▸ Task goal
Retype the lines beneath this one, from the first through the line containing "80, 90, 100]". Pictures are left out.
BEGIN
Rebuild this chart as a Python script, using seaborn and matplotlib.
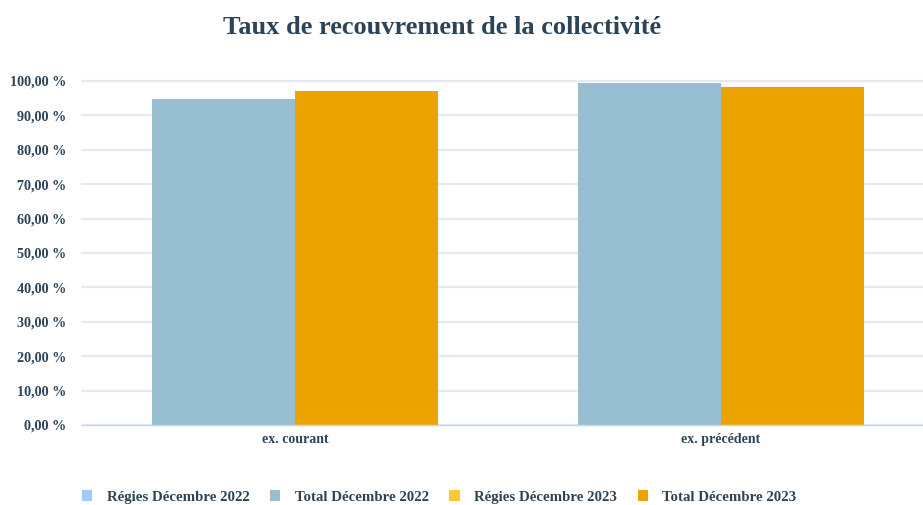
import numpy as np
import pandas as pd
import matplotlib
matplotlib.use("Agg")
import matplotlib.pyplot as plt
from matplotlib.patches import Patch
import seaborn as sns

# données
categories = ["ex. courant", "ex. précédent"]
series_names = ["Régies Décembre 2022", "Total Décembre 2022",
                "Régies Décembre 2023", "Total Décembre 2023"]
regies_2022 = [np.nan, np.nan]
total_2022 = [94.8, 99.5]
regies_2023 = [np.nan, np.nan]
total_2023 = [97.1, 98.2]
y_ticks = [0, 10, 20, 30, 40, 50, 60, 70, 80, 90, 100]

colors = {"Régies Décembre 2022": "#9ecbfa", "Total Décembre 2022": "#97bfd1",
          "Régies Décembre 2023": "#fcc838", "Total Décembre 2023": "#eca200"}
TXT = "#2b4458"

rows = []
for name, vals in zip(series_names, [regies_2022, total_2022, regies_2023, total_2023]):
    for cat, v in zip(categories, vals):
        rows.append({"categorie": cat, "serie": name, "taux": v})
df = pd.DataFrame(rows)
df_bars = df.dropna()  # les séries Régies n'ont pas de valeur

sns.set_theme(style="white")
plt.rcParams['font.family'] = ['Liberation Serif', 'DejaVu Serif']
plt.rcParams['font.weight'] = 'bold'

fig = plt.figure(figsize=(9.23, 5.05), dpi=100)
ax = fig.add_axes([82/923, 80/505, 852/923, 344/505])

sns.barplot(data=df_bars, x="categorie", y="taux", hue="serie", order=categories,
            hue_order=["Total Décembre 2022", "Total Décembre 2023"],
            palette=colors, width=0.67, saturation=1, legend=False, ax=ax,
            edgecolor="none")

ax.set_ylim(0, 100)
ax.set_xlim(-0.5, 1.5)
ax.set_yticks(y_ticks)
ax.set_yticklabels([f"{v:.2f}".replace(".", ",") + " %" for v in y_ticks])
ax.yaxis.grid(True, color="#e6e9ee", linewidth=1.6)
for gl in ax.yaxis.get_gridlines():
    gl.set_clip_on(False)
ax.set_axisbelow(True)
for s in ["left", "top", "right"]:
    ax.spines[s].set_visible(False)
ax.spines["bottom"].set_color("#ccd6eb")
ax.spines["bottom"].set_linewidth(1)
ax.set_xlabel("")
ax.set_ylabel("")

ax.set_xticks([0, 1])
ax.set_xticklabels(categories)
ax.set_xticks([-0.5, 0.5, 1.5], minor=True)
ax.tick_params(axis="x", which="major", length=0, pad=6, labelsize=10, labelcolor=TXT)
ax.tick_params(axis="x", which="minor", length=6, width=1, color="#ccd6eb", direction="out")
ax.tick_params(axis="y", length=0, pad=11, labelsize=10.2, labelcolor=TXT)

fig.text(442/923, 1 - 27/505, "Taux de recouvrement de la collectivité",
         ha="center", va="center", fontsize=19, fontweight="bold", color=TXT)

handles = [Patch(facecolor=colors[n], edgecolor="none") for n in series_names]
leg = fig.legend(handles, series_names, loc="center left", bbox_to_anchor=(82/923, 8/505),
                 ncol=4, frameon=False, fontsize=10.7, handlelength=0.7, handleheight=0.8,
                 handletextpad=0.95, columnspacing=1.4, borderaxespad=0, borderpad=0)
for t in leg.get_texts():
    t.set_color(TXT)

fig.savefig("out.png", dpi=100)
END
▸ Answer to the problem
Rebuild this chart as a Python script, using seaborn and matplotlib.
import numpy as np
import pandas as pd
import matplotlib
matplotlib.use("Agg")
import matplotlib.pyplot as plt
from matplotlib.patches import Patch
import seaborn as sns

# données
categories = ["ex. courant", "ex. précédent"]
series_names = ["Régies Décembre 2022", "Total Décembre 2022",
                "Régies Décembre 2023", "Total Décembre 2023"]
regies_2022 = [np.nan, np.nan]
total_2022 = [94.8, 99.5]
regies_2023 = [np.nan, np.nan]
total_2023 = [97.1, 98.2]
y_ticks = [0, 10, 20, 30, 40, 50, 60, 70, 80, 90, 100]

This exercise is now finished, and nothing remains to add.